What are the more common cosmetic procedures that patients request?

The lasers are always the hot topic. There are always new lasers coming out on the market. I tend to stick to the ones that are tried and true. The most popular things right now are still things like Botox, and there’s a new one called Dysport that’s very similar. Fillers also are still very popular procedures. I get a lot of requests for lasers and IPL (intensive pulse light). IPL is for removing dark spots, and that is one of my fastest-growing areas. Those are probably the most popular treatments right now.

Do you also do micro-dermabrasion and dermabrasion?

We do microdermabrasion and it’s a fairly popular procedure. With micro-dermabrasion we use abrasive crystals to lift the dead skin. It’s a wand that goes over the skin and it’s kind of like a vacuum system - almost like steam-cleaning the skin. It’s like a deep exfoliation and works quite well and smoothes the skin out a lot. If you have it done on a regular basis then it will actually start to build collagen and tighten pores, and it has long-term benefits for the skin as well. If you do it once it’s kind of like getting a facial - your face is nice and smooth for about a month or so. Dermabrasion is actually removing part of the skin, so that’s like resurfacing. With dermabrasion you take something abrasive to remove the top layer of the skin to allow it to regrow. So that’s much more aggressive and not many people do that anymore.

Are there any treatments that take away stretch marks?

There are some of the newer lasers that claim to take away stretch marks, but I’ve yet to see anything that consistently does it. Some of these lasers will tighten the skin, so you do reduce the appearance of them.

They are really working on it, but I’ve yet to see the miracle cure. Basically a stretch mark is a scar and the bottom line is you can’t remove a scar without creating another scar. So if you have a scar on your face the only way to get rid of it is to cut it out and make it thinner, so what they have to do with the stretch mark is to re-scar it and make it smaller. Right now I don’t know of anything that can totally remove it. Basically there are ways to make it lighter, tighter and smaller.

So are there ways to prevent stretch marks, especially with pregnant women who experience rapid growth?

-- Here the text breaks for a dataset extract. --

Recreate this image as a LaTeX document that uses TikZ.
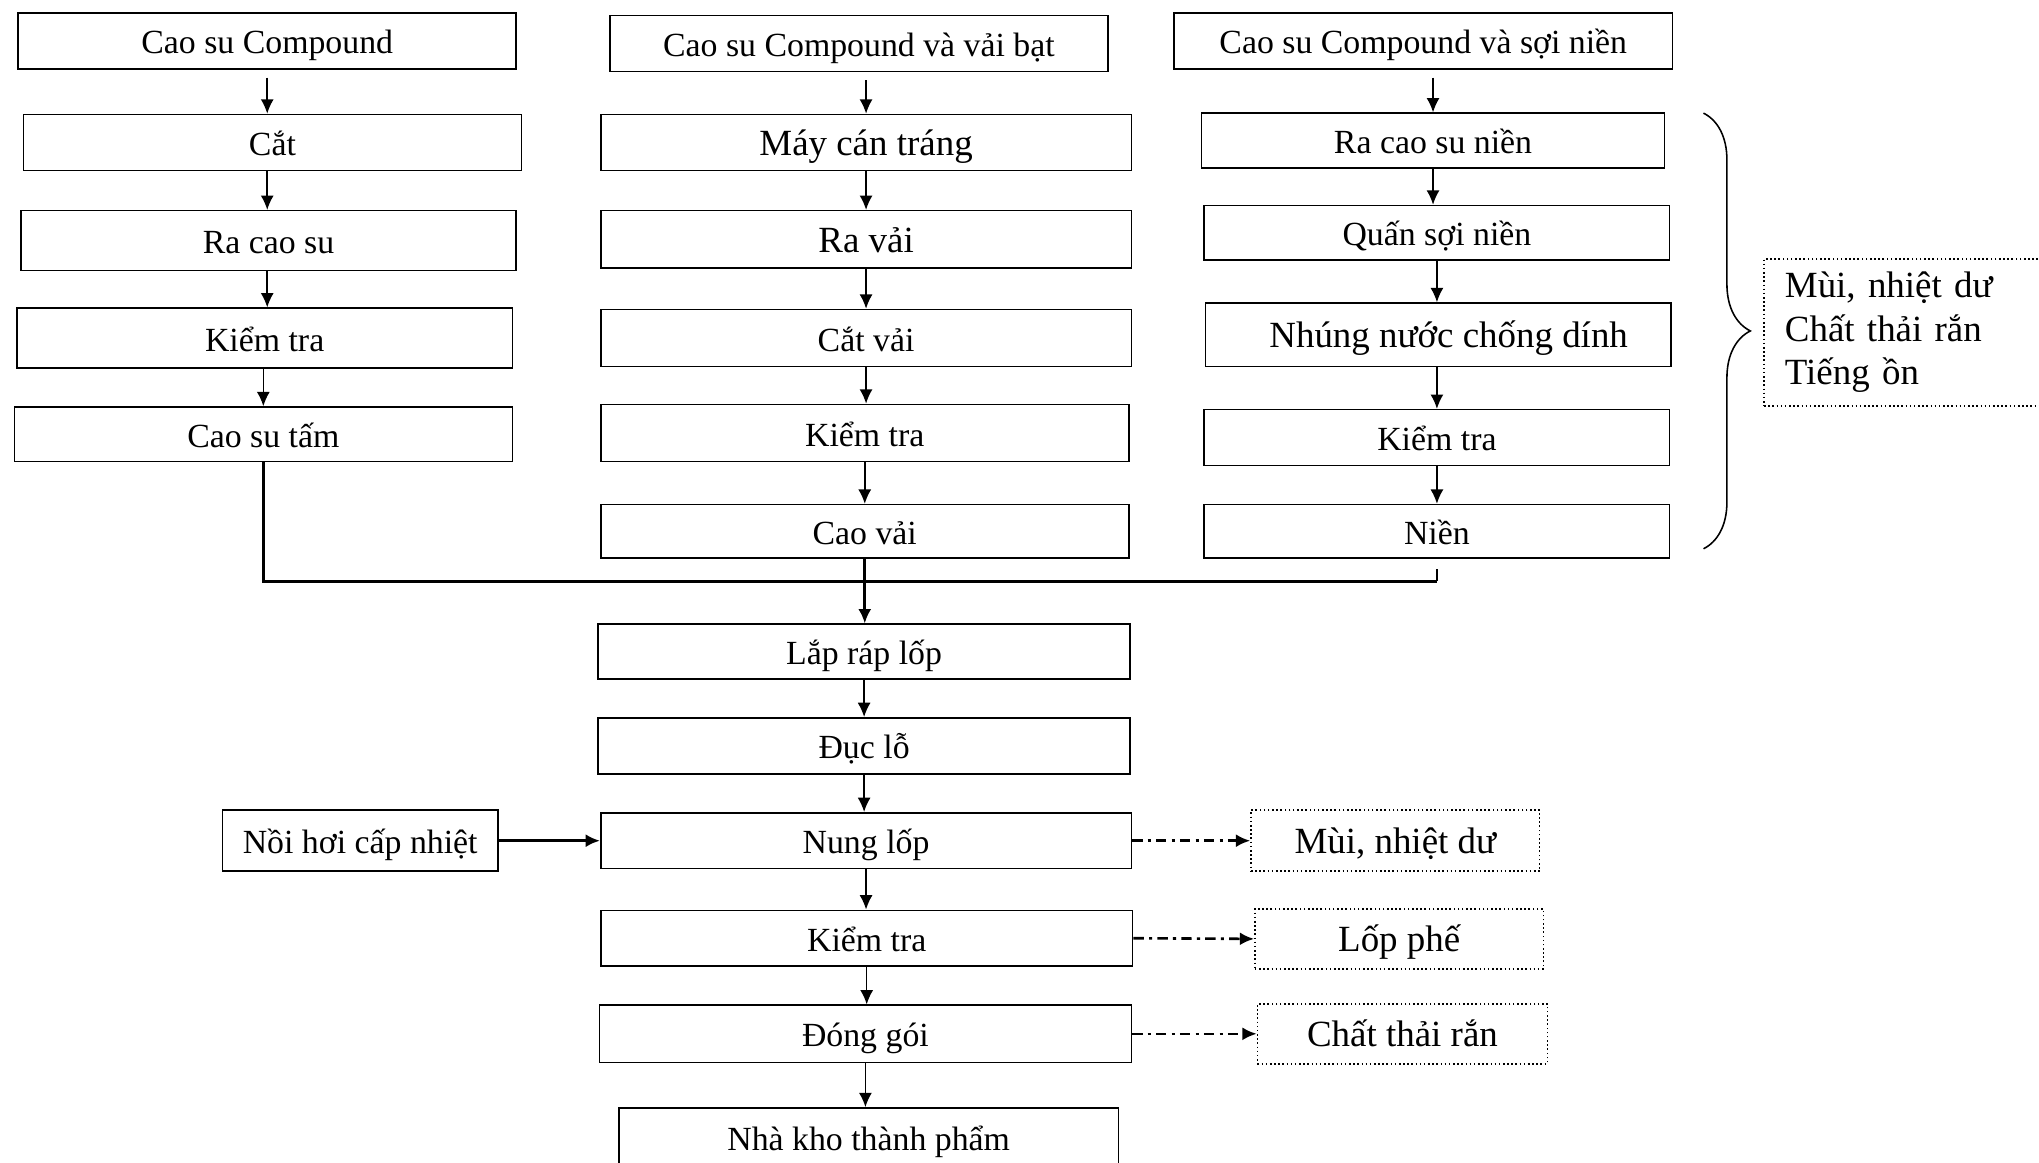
\documentclass[tikz,border=0pt]{standalone}
\usepackage{fontspec}
\setmainfont{Liberation Serif}
\usetikzlibrary{arrows.meta,decorations.pathreplacing}
\begin{document}
\begin{tikzpicture}[x=0.5pt,y=-0.5pt,
  tb/.style={text height=11.5pt, text depth=1.5pt},
  box/.style={draw, line width=0.6pt, inner sep=0pt, tb, font=\fontsize{13}{15}\selectfont},
  big/.style={font=\fontsize{14.2}{17}\selectfont},
  waste/.style={draw, densely dotted, line width=0.6pt, inner sep=0pt, font=\fontsize{14.2}{17}\selectfont},
  wh/.style 2 args={minimum width=#1*0.5pt, minimum height=#2*0.5pt},
  arr/.style={-{Latex[length=5.5pt,width=5pt]}, line width=0.6pt},
  flow/.style={dash pattern=on 4pt off 2pt on 1.2pt off 2pt, line width=1pt, -{Latex[length=5.5pt,width=5pt]}},
  bus/.style={line width=1.2pt}]
\useasboundingbox (0,0) rectangle (1568,894);
\clip (0,0) rectangle (1568,894);

% column 1
\node[box, wh={383}{43}] (c1a) at (205.5,31.5) {Cao su Compound};
\node[box, wh={383}{43}] (c1b) at (209.5,109.5) {Cắt};
\node[box, wh={381}{46}] (c1c) at (206.5,185) {Ra cao su};
\node[box, wh={381}{46}] (c1d) at (203.5,260) {Kiểm tra};
\node[box, wh={383}{42}] (c1e) at (202.5,334) {Cao su tấm};

% column 2
\node[box, wh={383}{43}] (c2a) at (660.5,33.5) {Cao su Compound và vải bạt};
\node[box, big, wh={408}{43}] (c2b) at (666,109.5) {Máy cán tráng};
\node[box, big, wh={408}{44}] (c2c) at (666,184) {Ra vải};
\node[box, wh={408}{44}] (c2d) at (666,260) {Cắt vải};
\node[box, wh={406}{44}] (c2e) at (665,333) {Kiểm tra};
\node[box, wh={406}{41}] (c2f) at (665,408.5) {Cao vải};

% column 3
\node[box, wh={383}{43}] (c3a) at (1094.5,31.5) {Cao su Compound và sợi niền};
\node[box, wh={356}{42}] (c3b) at (1102,108) {Ra cao su niền};
\node[box, wh={358}{42}] (c3c) at (1105,179) {Quấn sợi niền};
\node[box, big, wh={358}{49}] (c3d) at (1106,257.5) {\hspace*{8pt}Nhúng nước chống dính};
\node[box, wh={358}{43}] (c3e) at (1105,336.5) {Kiểm tra};
\node[box, wh={358}{41}] (c3f) at (1105,408.5) {Niền};

% side waste box
\node[waste, anchor=west, wh={212}{113}, inner xsep=8pt, text width=90pt, align=left,
      font=\fontsize{14.2}{16.8}\selectfont] (side) at (1356,255.5)
  {Mùi, nhiệt dư\\Chất thải rắn\\Tiếng ồn};

% middle chain
\node[box, wh={409}{42}] (m1) at (664.5,501) {Lắp ráp lốp};
\node[box, wh={409}{43}] (m2) at (664.5,573.5) {Đục lỗ};
\node[box, wh={408}{43}] (m3) at (666,646.5) {Nung lốp};
\node[box, wh={409}{43}] (m4) at (666.5,721.5) {Kiểm tra};
\node[box, wh={409}{44}] (m5) at (665.5,795) {Đóng gói};
\node[box, wh={384}{46}] (m6) at (668,875) {Nhà kho thành phẩm};

\node[box, wh={212}{47}] (boiler) at (277,646.5) {Nồi hơi cấp nhiệt};
\node[waste, tb, wh={222}{47}] (r1) at (1073,646.5) {Mùi, nhiệt dư};
\node[waste, tb, wh={222}{46}] (r2) at (1076,722) {Lốp phế};
\node[waste, tb, wh={223}{46}] (r3) at (1078.5,795) {Chất thải rắn};

% arrows column 1
\draw[arr, shorten <=3pt] (c1a.south) -- (c1a.south |- c1b.north);
\draw[arr] (c1b.south -| c1a.south) -- (c1a.south |- c1c.north);
\draw[arr] (c1c.south -| c1a.south) -- (c1a.south |- c1d.north);
\draw[arr] (c1d.south -| c1e.south) -- (c1e.north);

% arrows column 2
\draw[arr, shorten <=3pt] (c2a.south -| c2b.north) -- (c2b.north);
\draw[arr] (c2b.south) -- (c2c.north);
\draw[arr] (c2c.south) -- (c2d.north);
\draw[arr] (c2d.south) -- (c2d.south |- c2e.north);
\draw[arr] (c2e.south) -- (c2f.north);

% arrows column 3
\draw[arr, shorten <=3pt] (c3a.south -| c3b.north) -- (c3b.north);
\draw[arr] (c3b.south) -- (c3b.south |- c3c.north);
\draw[arr] (c3c.south) -- (c3c.south |- c3d.north);
\draw[arr] (c3d.south -| c3e.north) -- (c3e.north);
\draw[arr] (c3e.south) -- (c3f.north);

% brace
\draw[decorate, decoration={brace, amplitude=18pt}, line width=0.6pt] (1310,87) -- (1310,422);

% bus
\coordinate (busy) at (0,447);
\draw[bus] (c1e.south) -- (c1e.south |- busy) -- (c3f.south |- busy);
\draw[line width=0.8pt] (c3f.south |- busy) -- ([yshift=-4pt]c3f.south);
\draw[arr, line width=1pt] (c2f.south) -- (c2f.south |- m1.north);

% middle arrows
\draw[arr] (m1.south) -- (m1.south |- m2.north);
\draw[arr] (m2.south) -- (m2.south |- m3.north);
\draw[arr] (m3.south) -- (m3.south |- m4.north);
\draw[arr] (m4.south) -- (m4.south |- m5.north);
\draw[arr] (m5.south) -- (m5.south |- m6.north);

\draw[arr, line width=1.1pt] (boiler.east) -- (m3.west);
\draw[flow] (m3.east) -- (r1.west);
\draw[flow] (m4.east) -- (r2.west);
\draw[flow] (m5.east) -- (r3.west);
\end{tikzpicture}
\end{document}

Moisturizing the skin seems to help to a minimal extent, but it seems that the tendency to get the stretch mark is somewhat genetic. For some reason darker skin types tend to get stretch marks more readily and more often. The only real way to avoid stretch marks in pregnancy is to not gain too much weight. But again it can happen even with minimal stretching of the skin. Teenagers get stretch marks often from simply growing and sometimes it’s just building muscle. The bottom line is the only way to avoid stretch marks is to completely avoid stretching of the skin. Sorry, but there are no miracle creams that I’m aware of.